前回記載した、国及び地方自治体で推進している「まち・ひと・しごと創生総合戦略」では、大都市における超低出生率、地方における都市への人口流出と低出生率が日本全体の人口減少につながっているとされています。そこで、現在の東京一極集中の見直しや、若い世代が結婚・子育てをしやすくなるような環境づくりをし、人口減少の克服を目指しています。地方に仕事をつくり、人の流れを生むとともに、暮らしやすいまちづくりを目的としています。
この総合戦略の目標である、2060年に約1億人を確保する条件は、合計特殊出生率を2030年に1・79、2040年に2・07にすることです。

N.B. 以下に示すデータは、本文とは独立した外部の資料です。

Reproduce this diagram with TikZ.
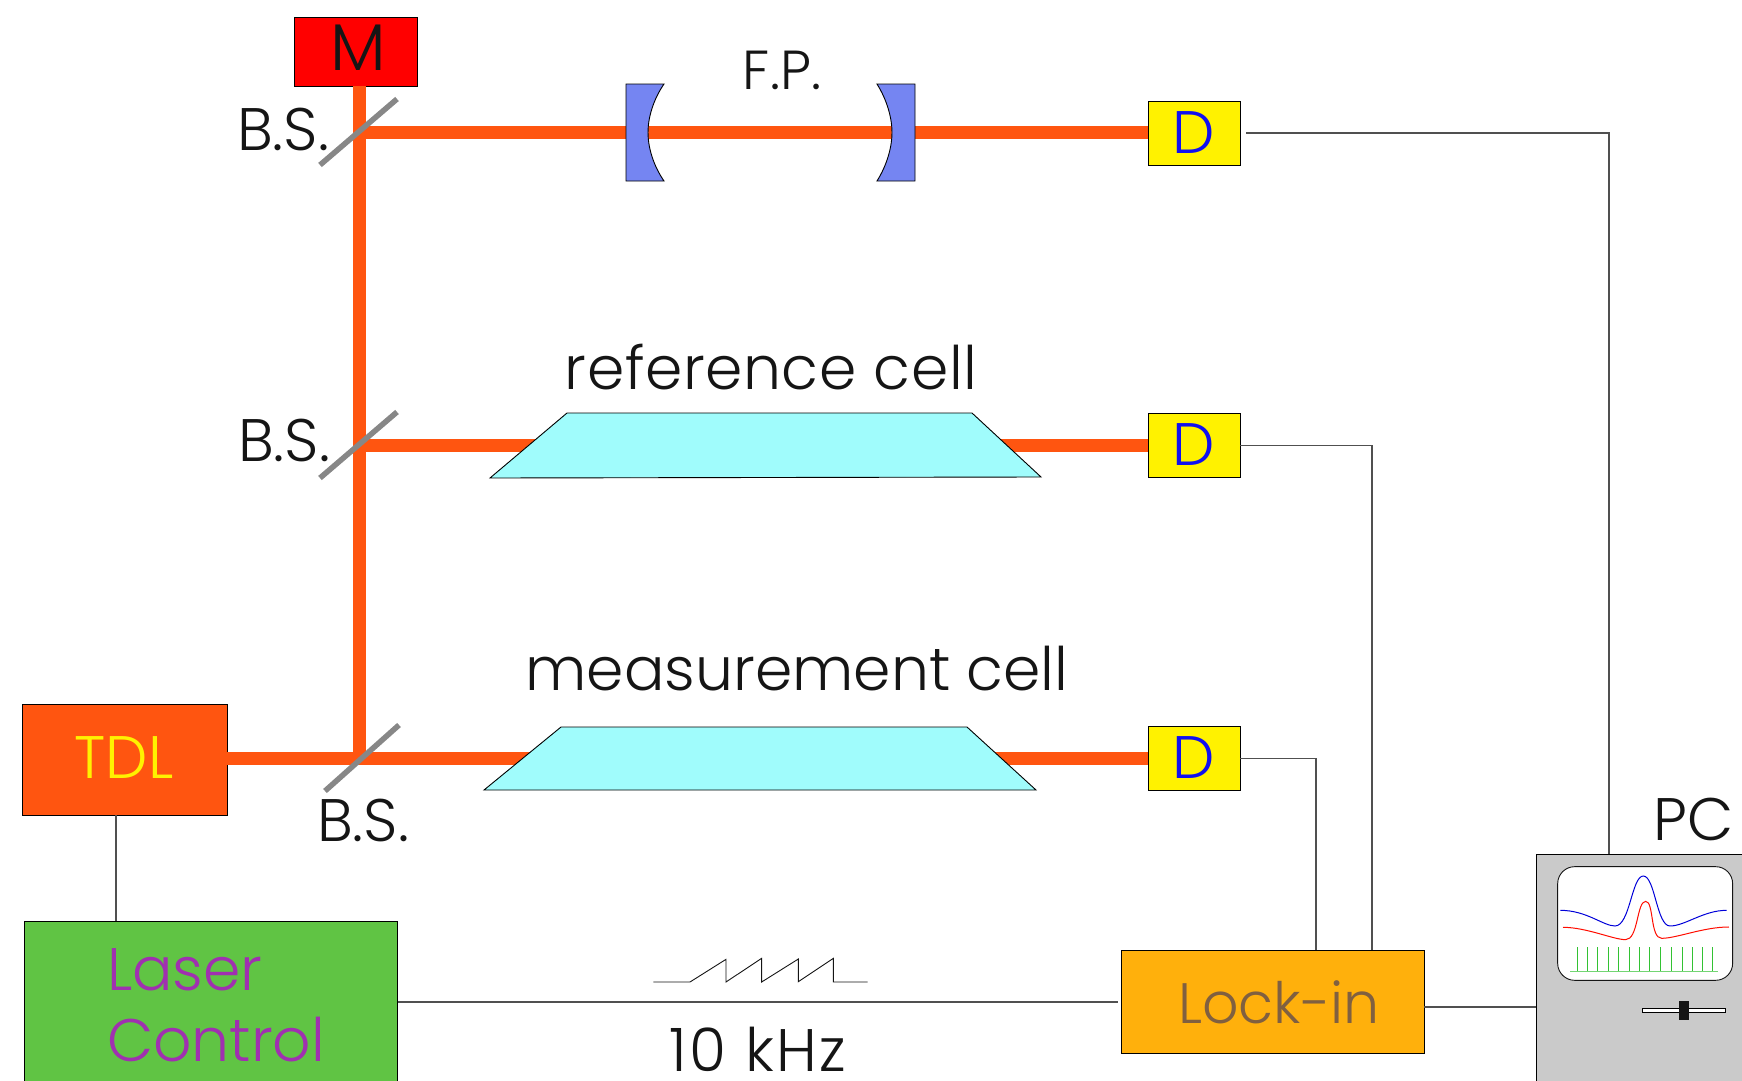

合計特殊出生率とは、未婚者も含め女性が15〜49歳に産む子どもの数の平均をいいます。合計特殊出生率の推移は、全国、和歌山県共に2005年から上昇傾向でしたが、近年は1・5前後となっています。
過去2回の国勢調査における5年間の人口変化をみると、総人口では国、和歌山県共に4~5%の減少ですが、県の年少人口(0~15歳)が9%減と、国の1・5倍になっています。紀美野町や有田市の減少が特に大きいですが、全市町で減っており、将来の人口減少に歯止めがかかりません(表)。
新型コロナウイルスの影響でテレワークが促進され、パソナのように本社機能を淡路島に移転する企業も出ています。和歌山県においても、白浜町を拠点にテレワークを推進しています。ふるさと回帰支援センター(東京)での移住希望地ランキングで和歌山県は年々上昇を続け、2020年のセミナー参加者で1位。窓口相談調査では8位となり、特に20~40歳代の若い世代が上位でした。
和歌山の全市町村が、移住される方々に、健康で幸せな余暇を提供し、〝暮らしやすく、働きやすい和歌山〟をアピールする。そこから、県全体がテレワーク拠点となり、さらにたくさんの家族が生活し、自分らしく働ける街になってほしいですね。